◆ **Stated exercise**:
From the first line of the data below through the line holding "import pandas as pd", output each line exactly and leave the pictures out.

◆ **Given material**:

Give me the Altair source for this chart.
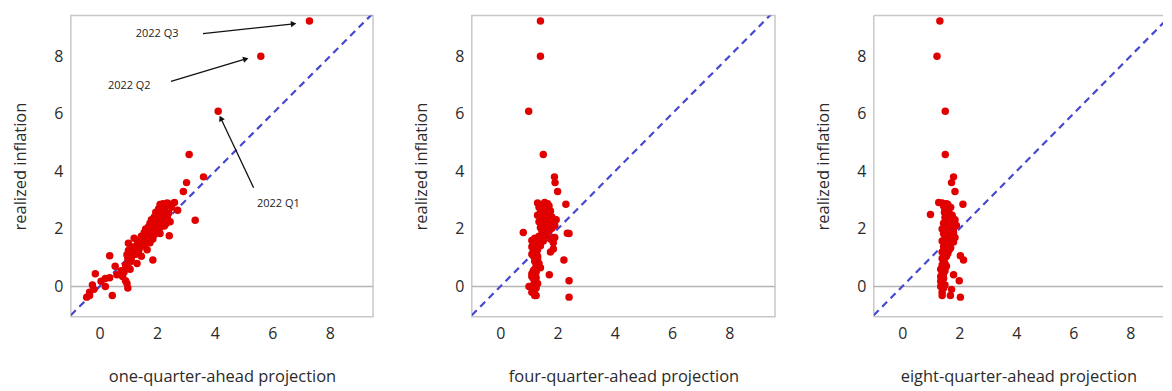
import math
import altair as alt
import pandas as pd

# realized inflation (shared across panels)
realized = [9.23, 8.00, 6.09, 4.59, 3.81, 3.61, 3.30,
            2.92, 2.90, 2.88, 2.86, 2.85, 2.80, 2.75, 2.70, 2.65, 2.62, 2.58, 2.55, 2.50, 2.48,
            2.45, 2.42, 2.40, 2.35, 2.32, 2.30, 2.26, 2.25, 2.22, 2.20, 2.18, 2.15, 2.12, 2.10, 2.08, 2.05, 2.02, 2.00,
            1.95, 1.92, 1.88, 1.85, 1.84, 1.80, 1.76, 1.75, 1.70, 1.68, 1.65, 1.60, 1.58, 1.55, 1.52, 1.50,
            1.45, 1.42, 1.38, 1.35, 1.30, 1.28, 1.25, 1.20, 1.15, 1.12, 1.10, 1.07, 1.05, 1.00,
            0.97, 0.92, 0.88, 0.80, 0.75, 0.70, 0.65, 0.60, 0.55, 0.50, 0.44, 0.41,
            0.35, 0.30, 0.28, 0.20, 0.18, 0.10, 0.05, 0.00, -0.05, -0.10, -0.20, -0.31, -0.31, -0.37]

proj_1q = [7.29, 5.60, 4.12, 3.11, 3.61, 3.02, 2.91,
           2.60, 2.35, 2.20, 2.45, 2.10, 2.30, 2.50, 2.05, 2.71, 2.25, 1.95, 2.40, 2.15, 2.00,
           2.20, 1.90, 2.35, 2.05, 1.80, 3.32, 2.15, 2.45, 1.95, 1.75, 2.30, 2.00, 1.85, 2.25, 1.70, 2.10, 1.90, 1.60,
           1.80, 2.00, 1.55, 1.70, 2.10, 1.90, 2.42, 1.45, 1.65, 1.20, 1.85, 1.50, 1.35, 1.60, 1.75, 1.00,
           1.30, 1.55, 1.10, 1.40, 1.20, 1.65, 1.00, 1.35, 1.15, 1.25, 0.95, 0.35, 1.45, 1.10,
           0.98, 1.85, 1.10, 1.30, 0.90, 0.54, 1.00, 1.06, 0.75, 0.85, -0.15, 0.60,
           0.80, 0.35, 0.20, 0.90, 0.05, 0.95, -0.25, 0.20, 0.98, -0.20, -0.35, 0.44, -0.35, -0.45]

proj_4q = [1.40, 1.40, 0.99, 1.50, 1.89, 1.91, 2.00,
           1.55, 1.30, 1.65, 2.29, 1.45, 1.70, 1.35, 1.60, 1.50, 1.75, 1.40, 1.55, 1.65, 1.30,
           1.50, 1.80, 1.40, 1.65, 1.95, 1.55, 1.70, 1.35, 1.85, 1.60, 1.45, 1.75, 1.90, 1.50, 1.65, 1.40, 1.80, 1.55,
           1.45, 1.70, 0.80, 2.34, 2.40, 1.60, 1.55, 1.35, 1.90, 1.20, 1.75, 1.10, 1.50, 1.30, 1.85, 1.15,
           1.25, 1.40, 1.10, 1.20, 1.85, 1.30, 1.15, 1.75, 1.20, 1.10, 1.25, 1.15, 1.30, 1.20,
           1.30, 2.22, 1.20, 1.35, 1.25, 1.30, 1.40, 1.20, 1.15, 1.25, 1.10, 1.71,
           1.10, 1.25, 1.15, 2.40, 1.20, 1.30, 1.15, 1.00, 1.25, 1.20, 1.10, 1.20, 1.25, 2.40]

proj_8q = [1.32, 1.22, 1.51, 1.51, 1.80, 1.73, 1.85,
           1.28, 1.40, 1.55, 2.13, 1.60, 1.45, 1.70, 1.62, 1.50, 1.58, 1.48, 1.65, 0.99, 1.75,
           1.60, 1.75, 1.50, 1.65, 1.85, 1.55, 1.70, 1.80, 1.60, 1.45, 1.75, 1.65, 1.90, 1.50, 1.70, 1.60, 1.80, 1.40,
           1.70, 1.55, 1.80, 1.60, 1.45, 1.75, 1.65, 1.50, 1.85, 1.60, 1.70, 1.55, 1.40, 1.80, 1.50, 1.65,
           1.55, 1.60, 1.45, 1.70, 1.50, 1.65, 1.55, 1.40, 1.60, 1.50, 1.45, 2.04, 1.55, 1.50,
           1.40, 2.15, 1.45, 1.50, 1.40, 1.55, 1.45, 1.35, 1.50, 1.40, 1.45, 1.80,
           1.35, 1.40, 1.45, 2.00, 1.35, 1.40, 1.50, 1.35, 1.45, 1.73, 1.40, 1.40, 1.69, 2.04]

panel_titles = ["one-quarter-ahead projection", "four-quarter-ahead projection",
                "eight-quarter-ahead projection"]
y_title = "realized inflation"
tick_values = [0, 2, 4, 6, 8]

# annotations (panel 1)
ann_labels = ["2022 Q1", "2022 Q2", "2022 Q3"]
ann_text_x = [6.21, 1.03, 2.00]
ann_text_y = [2.87, 6.96, 8.79]
arrow_x0 = [5.35, 2.48, 3.59]
arrow_y0 = [3.43, 7.13, 8.79]
arrow_x1 = [4.21, 5.08, 6.74]
arrow_y1 = [5.85, 7.91, 9.13]

Y_DOMAIN = [-1.05, 9.42]
FONT = "Open Sans"


def panel(xvals, title, xmax, width, annotate=False, frame=True):
    xs = alt.Scale(domain=[-1.0, xmax], nice=False, zero=False)
    ys = alt.Scale(domain=Y_DOMAIN, nice=False, zero=False)
    xenc = alt.X("proj:Q", scale=xs, axis=alt.Axis(values=tick_values, title=title))
    yenc = alt.Y("realized:Q", scale=ys, axis=alt.Axis(values=tick_values, title=y_title))

    pts = pd.DataFrame({"proj": xvals, "realized": realized})
    zero = pd.DataFrame({"realized": [0.0]})
    diag = pd.DataFrame({"proj": [-1.0, 10.0], "realized": [-1.0, 10.0]})

    zero_rule = alt.Chart(zero).mark_rule(color="#b5b5b5", strokeWidth=1.5).encode(y=yenc)
    diag_line = alt.Chart(diag).mark_line(
        color="#4747d1", strokeDash=[7, 5], strokeWidth=2.2, clip=True
    ).encode(x=xenc, y=yenc)
    dots = alt.Chart(pts).mark_point(
        filled=True, color="#e00000", size=56, opacity=1, clip=True
    ).encode(x=xenc, y=yenc)

    layers = [zero_rule, diag_line, dots]

    if not frame:
        top = pd.DataFrame({"realized": [Y_DOMAIN[1], Y_DOMAIN[0]]})
        left = pd.DataFrame({"proj": [-1.0]})
        layers.insert(0, alt.Chart(top).mark_rule(color="#c8c8c8", strokeWidth=1.5).encode(y=yenc))
        layers.insert(0, alt.Chart(left).mark_rule(color="#c8c8c8", strokeWidth=1.5).encode(x=xenc))

    if annotate:
        ann = pd.DataFrame({
            "label": ann_labels,
            "proj": ann_text_x, "realized": ann_text_y,
        })
        arr = pd.DataFrame({
            "proj": arrow_x0, "realized": arrow_y0,
            "proj2": arrow_x1, "realized2": arrow_y1,
        })
        heads = pd.DataFrame({
            "proj": arrow_x1, "realized": arrow_y1,
            "angle": [
                math.degrees(math.atan2(-(y1 - y0), (x1 - x0))) % 360
                for x0, y0, x1, y1 in zip(arrow_x0, arrow_y0, arrow_x1, arrow_y1)
            ],
        })
        layers.append(alt.Chart(arr).mark_rule(color="#111111", strokeWidth=1.3).encode(
            x=xenc, y=yenc, x2="proj2:Q", y2="realized2:Q"))
        layers.append(alt.Chart(heads).mark_point(
            shape="triangle-right", filled=True, color="#111111", size=40, opacity=1
        ).encode(x=xenc, y=yenc, angle=alt.Angle("angle:Q", scale=None)))
        layers.append(alt.Chart(ann).mark_text(
            fontSize=11, font=FONT, color="#222222", align="center", baseline="middle"
        ).encode(x=xenc, y=yenc, text="label:N"))

    ch = alt.layer(*layers).properties(width=width, height=302)
    if not frame:
        ch = ch.properties(view=alt.ViewBackground(stroke=None))
    return ch


p1 = panel(proj_1q, panel_titles[0], 9.5, 303, annotate=True)
p2 = panel(proj_4q, panel_titles[1], 9.6, 304)
p3 = panel(proj_8q, panel_titles[2], 9.15, 290, frame=False)

chart = alt.hconcat(p1, p2, p3, spacing=38).properties(
    padding={"left": 4, "top": 6, "right": 0, "bottom": 0},
    background="white",
).configure_view(
    stroke="#c8c8c8", strokeWidth=1.5
).configure_axis(
    domain=False, ticks=False, grid=False,
    labelFont=FONT, labelFontSize=16, labelColor="#2a2a2a", labelPadding=8,
    titleFont=FONT, titleFontSize=16.5, titleFontWeight="normal", titleColor="#2a2a2a",
    titlePadding=25,
).configure_axisX(titlePadding=27, labelPadding=9)

chart.save("out.html", embed_options={"renderer": "svg", "actions": False})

◆ **Written solution**:
Give me the Altair source for this chart.
import math
import altair as alt
import pandas as pd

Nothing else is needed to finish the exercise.